#### To do:
Can the data below be echoed back word for word?

#### Material provided:
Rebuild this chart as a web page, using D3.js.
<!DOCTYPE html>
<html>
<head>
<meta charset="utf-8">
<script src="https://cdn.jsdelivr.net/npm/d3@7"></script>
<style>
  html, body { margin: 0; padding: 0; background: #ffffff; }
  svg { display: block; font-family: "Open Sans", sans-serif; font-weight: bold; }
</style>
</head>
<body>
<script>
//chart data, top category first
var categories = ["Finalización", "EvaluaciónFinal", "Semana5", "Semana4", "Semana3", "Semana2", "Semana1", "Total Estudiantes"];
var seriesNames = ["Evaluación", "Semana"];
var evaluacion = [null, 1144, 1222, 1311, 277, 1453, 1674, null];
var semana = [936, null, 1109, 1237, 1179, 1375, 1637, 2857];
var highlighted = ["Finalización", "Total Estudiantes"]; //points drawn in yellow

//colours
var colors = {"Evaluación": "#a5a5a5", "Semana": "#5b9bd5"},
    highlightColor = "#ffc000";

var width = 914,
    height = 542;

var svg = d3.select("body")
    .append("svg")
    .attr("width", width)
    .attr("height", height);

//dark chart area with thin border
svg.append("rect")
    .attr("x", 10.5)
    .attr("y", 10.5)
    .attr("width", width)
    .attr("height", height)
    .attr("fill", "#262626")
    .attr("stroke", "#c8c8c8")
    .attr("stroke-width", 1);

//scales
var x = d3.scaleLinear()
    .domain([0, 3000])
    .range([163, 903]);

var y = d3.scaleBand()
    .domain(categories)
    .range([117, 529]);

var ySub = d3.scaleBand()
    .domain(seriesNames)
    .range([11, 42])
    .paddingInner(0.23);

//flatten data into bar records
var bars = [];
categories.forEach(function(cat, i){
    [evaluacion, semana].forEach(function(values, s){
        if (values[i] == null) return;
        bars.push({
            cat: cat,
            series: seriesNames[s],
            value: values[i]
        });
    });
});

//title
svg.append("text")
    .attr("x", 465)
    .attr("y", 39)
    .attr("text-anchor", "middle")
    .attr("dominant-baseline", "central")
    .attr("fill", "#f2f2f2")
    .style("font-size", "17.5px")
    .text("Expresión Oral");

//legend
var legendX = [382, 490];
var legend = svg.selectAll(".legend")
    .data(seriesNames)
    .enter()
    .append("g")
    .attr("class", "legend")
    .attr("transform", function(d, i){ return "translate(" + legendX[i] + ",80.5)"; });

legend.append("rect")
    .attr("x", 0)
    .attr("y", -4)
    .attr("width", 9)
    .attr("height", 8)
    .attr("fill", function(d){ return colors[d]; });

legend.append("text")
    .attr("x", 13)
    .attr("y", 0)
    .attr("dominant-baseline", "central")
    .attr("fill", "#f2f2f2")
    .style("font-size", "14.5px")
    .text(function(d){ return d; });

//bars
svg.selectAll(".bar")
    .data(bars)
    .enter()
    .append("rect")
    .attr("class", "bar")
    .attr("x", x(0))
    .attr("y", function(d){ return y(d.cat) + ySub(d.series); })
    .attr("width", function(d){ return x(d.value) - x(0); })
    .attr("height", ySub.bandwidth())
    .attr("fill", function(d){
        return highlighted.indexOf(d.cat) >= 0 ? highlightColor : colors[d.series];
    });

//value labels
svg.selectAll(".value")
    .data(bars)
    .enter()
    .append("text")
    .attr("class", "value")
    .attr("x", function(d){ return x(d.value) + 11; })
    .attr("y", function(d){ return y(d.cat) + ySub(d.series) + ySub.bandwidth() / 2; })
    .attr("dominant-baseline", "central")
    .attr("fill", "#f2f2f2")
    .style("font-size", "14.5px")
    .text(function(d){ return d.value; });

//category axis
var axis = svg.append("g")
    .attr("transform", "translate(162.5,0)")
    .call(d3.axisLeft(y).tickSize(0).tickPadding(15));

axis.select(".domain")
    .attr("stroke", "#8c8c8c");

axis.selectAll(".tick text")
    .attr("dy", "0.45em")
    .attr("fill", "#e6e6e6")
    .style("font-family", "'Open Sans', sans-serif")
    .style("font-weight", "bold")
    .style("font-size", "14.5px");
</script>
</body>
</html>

#### Problem solution:
Rebuild this chart as a web page, using D3.js.
<!DOCTYPE html>
<html>
<head>
<meta charset="utf-8">
<script src="https://cdn.jsdelivr.net/npm/d3@7"></script>
<style>
  html, body { margin: 0; padding: 0; background: #ffffff; }
  svg { display: block; font-family: "Open Sans", sans-serif; font-weight: bold; }
</style>
</head>
<body>
<script>
//chart data, top category first
var categories = ["Finalización", "EvaluaciónFinal", "Semana5", "Semana4", "Semana3", "Semana2", "Semana1", "Total Estudiantes"];
var seriesNames = ["Evaluación", "Semana"];
var evaluacion = [null, 1144, 1222, 1311, 277, 1453, 1674, null];
var semana = [936, null, 1109, 1237, 1179, 1375, 1637, 2857];
var highlighted = ["Finalización", "Total Estudiantes"]; //points drawn in yellow

//colours
var colors = {"Evaluación": "#a5a5a5", "Semana": "#5b9bd5"},
    highlightColor = "#ffc000";

var width = 914,
    height = 542;

var svg = d3.select("body")
    .append("svg")
    .attr("width", width)
    .attr("height", height);

//dark chart area with thin border
svg.append("rect")
    .attr("x", 10.5)
    .attr("y", 10.5)
    .attr("width", width)
    .attr("height", height)
    .attr("fill", "#262626")
    .attr("stroke", "#c8c8c8")
    .attr("stroke-width", 1);

//scales
var x = d3.scaleLinear()
    .domain([0, 3000])
    .range([163, 903]);

var y = d3.scaleBand()
    .domain(categories)
    .range([117, 529]);

var ySub = d3.scaleBand()
    .domain(seriesNames)
    .range([11, 42])
    .paddingInner(0.23);

//flatten data into bar records
var bars = [];
categories.forEach(function(cat, i){
    [evaluacion, semana].forEach(function(values, s){
        if (values[i] == null) return;
        bars.push({
            cat: cat,
            series: seriesNames[s],
            value: values[i]
        });
    });
});

//title
svg.append("text")
    .attr("x", 465)
    .attr("y", 39)
    .attr("text-anchor", "middle")
    .attr("dominant-baseline", "central")
    .attr("fill", "#f2f2f2")
    .style("font-size", "17.5px")
    .text("Expresión Oral");

//legend
var legendX = [382, 490];
var legend = svg.selectAll(".legend")
    .data(seriesNames)
    .enter()
    .append("g")
    .attr("class", "legend")
    .attr("transform", function(d, i){ return "translate(" + legendX[i] + ",80.5)"; });

legend.append("rect")
    .attr("x", 0)
    .attr("y", -4)
    .attr("width", 9)
    .attr("height", 8)
    .attr("fill", function(d){ return colors[d]; });

legend.append("text")
    .attr("x", 13)
    .attr("y", 0)
    .attr("dominant-baseline", "central")
    .attr("fill", "#f2f2f2")
    .style("font-size", "14.5px")
    .text(function(d){ return d; });

//bars
svg.selectAll(".bar")
    .data(bars)
    .enter()
    .append("rect")
    .attr("class", "bar")
    .attr("x", x(0))
    .attr("y", function(d){ return y(d.cat) + ySub(d.series); })
    .attr("width", function(d){ return x(d.value) - x(0); })
    .attr("height", ySub.bandwidth())
    .attr("fill", function(d){
        return highlighted.indexOf(d.cat) >= 0 ? highlightColor : colors[d.series];
    });

//value labels
svg.selectAll(".value")
    .data(bars)
    .enter()
    .append("text")
    .attr("class", "value")
    .attr("x", function(d){ return x(d.value) + 11; })
    .attr("y", function(d){ return y(d.cat) + ySub(d.series) + ySub.bandwidth() / 2; })
    .attr("dominant-baseline", "central")
    .attr("fill", "#f2f2f2")
    .style("font-size", "14.5px")
    .text(function(d){ return d.value; });

//category axis
var axis = svg.append("g")
    .attr("transform", "translate(162.5,0)")
    .call(d3.axisLeft(y).tickSize(0).tickPadding(15));

axis.select(".domain")
    .attr("stroke", "#8c8c8c");

axis.selectAll(".tick text")
    .attr("dy", "0.45em")
    .attr("fill", "#e6e6e6")
    .style("font-family", "'Open Sans', sans-serif")
    .style("font-weight", "bold")
    .style("font-size", "14.5px");
</script>
</body>
</html>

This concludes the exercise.